How to calculate an elliptical orbit angle based on trajectory time?

Question

Given state variables are:
time, t
orbital period, T
elliptical eccentricity, e
gravitational constant, u (mu)

need to find angle to central mass, Theta as a function of time.

Answer 1

First, use the above to find the semi-major axis(a) of the orbit:

T = 2*PI*(1/(mu^(1/2)))*a^(3/2)

Once you have "a", you can find the "mean motion" (n).

n = (mu/a^3)^(1/2)

After you've got Mean Motion (n), you use Kepler's equation to find the Eccentric Anomaly (E).

n*(t-T) = E - e*sin(E)

Now compute the True Anomaly (v) from:

cos(E) = (e + cos(v))/(1+e*cos(v))
(Note that v and E are always in the same "half-plane". I.E. when E is between zero and PI, so is v.)

This should give you a full set of the classic orbital elements.

Use the above variables to find the current radius vector (Rbar) and velocity vector (Vbar) of the body with respect to (WRT) the central mass as a function of time.

After you've done that, the "specific angular momentum" of the body WRT the central mass is given by the Hbar vector which is simply the cross product of Rbar and Vbar:

Hbar = Rbar X Vbar

Use the magnitude of the above vectors H, R and V in the following equation to get the "flight path angle" (gamma) WRT the central body.

h = r*v*sin(gamma)

Answer 2

There is no simple closed form solution to your problem. A procedure for the solution follows (all angles are in radians):

Theta is the angle from perihelion (closest approach to the Sun) to the current position

M is the Mean Anomaly which is the Theta angle that the planet would achieve if it were in a circular orbit of the same period as the planet of interest.

e is the eccentricity.

First, solve the Equation of Kepler:

E = M + e*sin(E)

You solve for E by iteration - if you need more on how to do that, say so. Once you know E:

Theta = 2 atan(sqrt((1+e)/(1-e))*tan(E/2))

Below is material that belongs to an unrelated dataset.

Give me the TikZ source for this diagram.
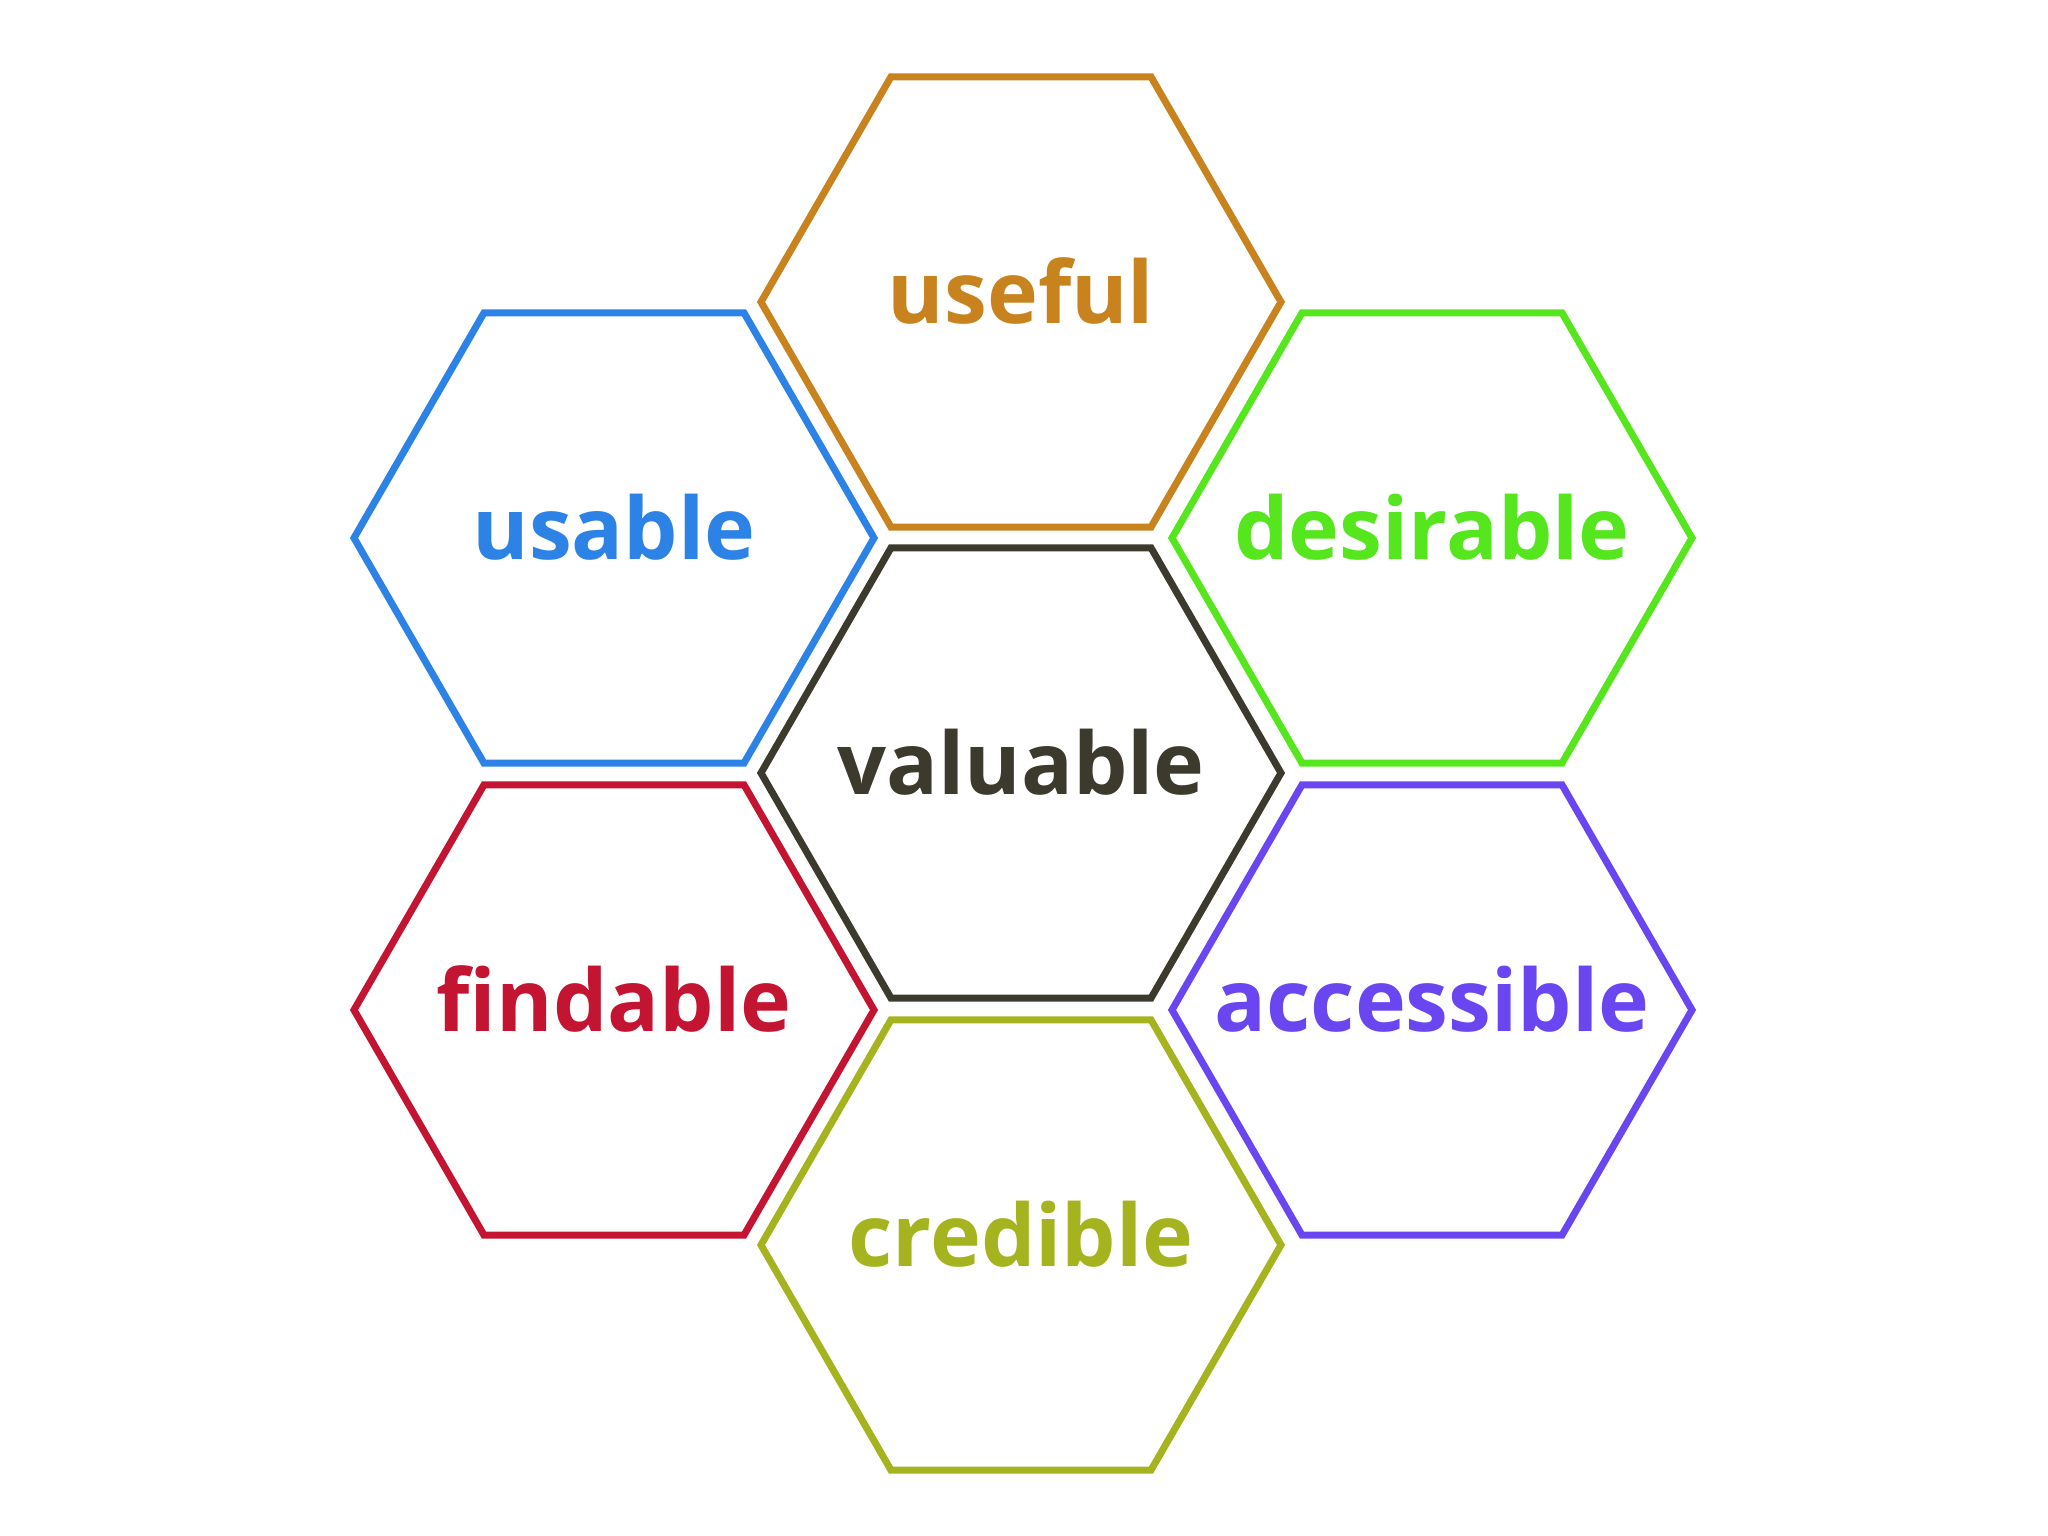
\documentclass[tikz,border=0pt]{standalone}
\usepackage{fontspec}
\setmainfont{Open Sans}
\usetikzlibrary{shapes.geometric}

\definecolor{usefulcol}{RGB}{200,130,30}
\definecolor{usablecol}{RGB}{45,130,230}
\definecolor{desirecol}{RGB}{85,230,30}
\definecolor{valuecol}{RGB}{60,58,45}
\definecolor{findcol}{RGB}{195,20,50}
\definecolor{accesscol}{RGB}{105,70,240}
\definecolor{credcol}{RGB}{165,180,30}

\tikzset{
  hexa/.style={regular polygon, regular polygon sides=6, minimum size=5.2cm,
    inner sep=0pt, outer sep=0pt, line width=2pt, draw=#1},
  word/.style={anchor=base, yshift=-0.22cm, text=#1,
    font=\fontsize{24.5}{28}\selectfont\bfseries}
}

\begin{document}
\begin{tikzpicture}
\useasboundingbox (0,0) rectangle (20.48,15.36);
% draw centre
\node[hexa=valuecol] (valuable) at (10.21,7.63) {};
\node[word=valuecol] (valuabletxt) at (valuable.center) {valuable};
% draw top
\node[hexa=usefulcol] (useful) at (10.21,12.34) {};
\node[word=usefulcol] (usefultxt) at (useful.center) {useful};
% draw upper left
\node[hexa=usablecol] (usable) at (6.14,9.98) {};
\node[word=usablecol] (usabletxt) at (usable.center) {usable};
% draw upper right
\node[hexa=desirecol] (desirable) at (14.32,9.98) {};
\node[word=desirecol] (desirabletxt) at (desirable.center) {desirable};
% draw lower left
\node[hexa=findcol] (findable) at (6.14,5.26) {};
\node[word=findcol] (findabletxt) at (findable.center) {findable};
% draw lower right
\node[hexa=accesscol] (accessible) at (14.32,5.26) {};
\node[word=accesscol] (accessibletxt) at (accessible.center) {accessible};
% draw bottom
\node[hexa=credcol] (credible) at (10.21,2.91) {};
\node[word=credcol] (credibletxt) at (credible.center) {credible};
\end{tikzpicture}
\end{document}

Of course, the arctangent function has the usual problems with picking the right quadrant. For typically small eccentricities, M and E normally lie in the same quadrant.

Answer 3

I do it this way.

Assume an orbit in the X-Y plane with the Sun at 0,0.

Start the planet at any x,y with any velocity vx,vy.

Compute distance to the Sun as r=SQRT(x*x+y*y).

Compute acceleration of gravity as ax=-x/r/r/r and ay=-y/r/r/r.

Compute new velocity vx=vx+ax and vy=vy+ay.

Compute new position x=x+vx, y=y+vy.

Compute a new r and do it all again. Repeat forever.

This will give you some kind of orbit that depends on the starting position and velocity, but doesn't really make it easy to figure out what particular starting conditions you need for a particular period and eccentricity. You can try different values and by trial and error get pretty much any period and eccentricity you want though. And playing with it is fun, especially of you plot the changing position in real time as the program runs. Don't even think about doing this by hand, it takes thousands of steps to complete one orbit. After you get an orbit you like, the angles and distances at any time are easy to compute.